» **TASK PROMPT**
Note each line that includes the word "this". Copy those lines.

» **PROVIDED RECORDS**
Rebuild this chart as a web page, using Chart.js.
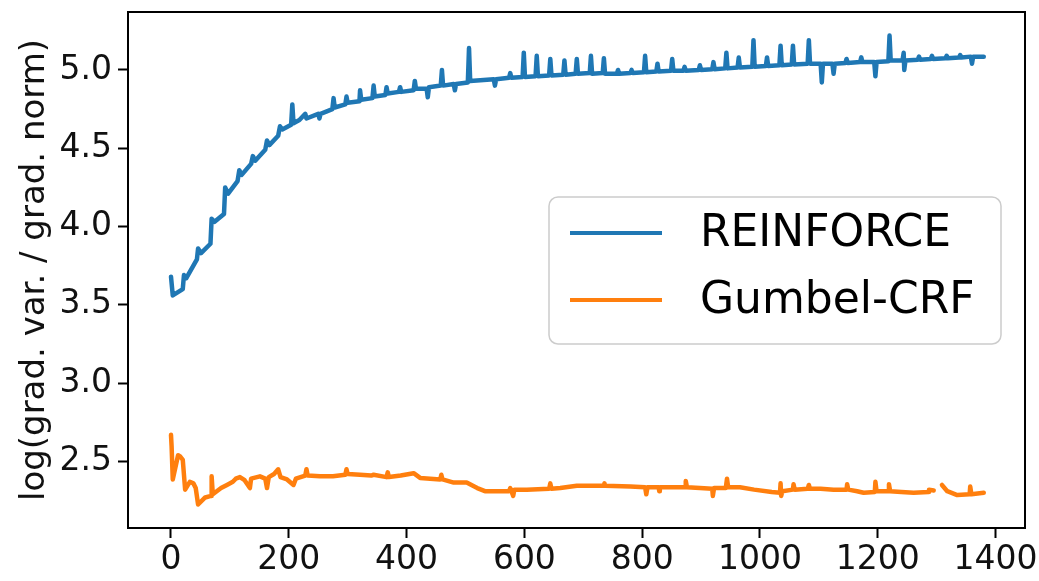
--
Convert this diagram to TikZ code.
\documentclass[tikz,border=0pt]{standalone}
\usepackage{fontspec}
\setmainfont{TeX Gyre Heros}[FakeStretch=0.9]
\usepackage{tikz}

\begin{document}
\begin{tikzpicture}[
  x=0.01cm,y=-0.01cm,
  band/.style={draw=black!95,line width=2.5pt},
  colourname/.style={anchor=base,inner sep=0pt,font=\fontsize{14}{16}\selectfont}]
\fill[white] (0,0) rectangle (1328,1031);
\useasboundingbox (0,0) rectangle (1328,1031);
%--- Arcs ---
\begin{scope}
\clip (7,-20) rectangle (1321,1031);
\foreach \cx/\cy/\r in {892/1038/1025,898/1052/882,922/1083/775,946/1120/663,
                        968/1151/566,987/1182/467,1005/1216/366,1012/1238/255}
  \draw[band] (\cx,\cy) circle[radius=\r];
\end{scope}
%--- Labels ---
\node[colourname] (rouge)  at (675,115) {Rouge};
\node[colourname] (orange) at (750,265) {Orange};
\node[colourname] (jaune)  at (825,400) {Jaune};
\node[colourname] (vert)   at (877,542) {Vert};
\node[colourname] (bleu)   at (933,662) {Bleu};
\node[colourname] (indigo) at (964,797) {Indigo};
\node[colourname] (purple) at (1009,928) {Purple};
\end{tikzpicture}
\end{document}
---
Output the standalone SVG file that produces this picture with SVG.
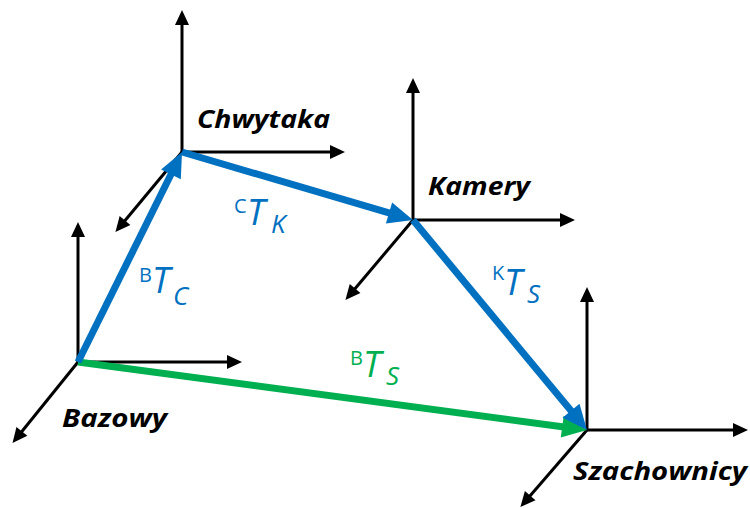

» **THE RESULT**
Rebuild this chart as a web page, using Chart.js.
Convert this diagram to TikZ code.
Output the standalone SVG file that produces this picture with SVG.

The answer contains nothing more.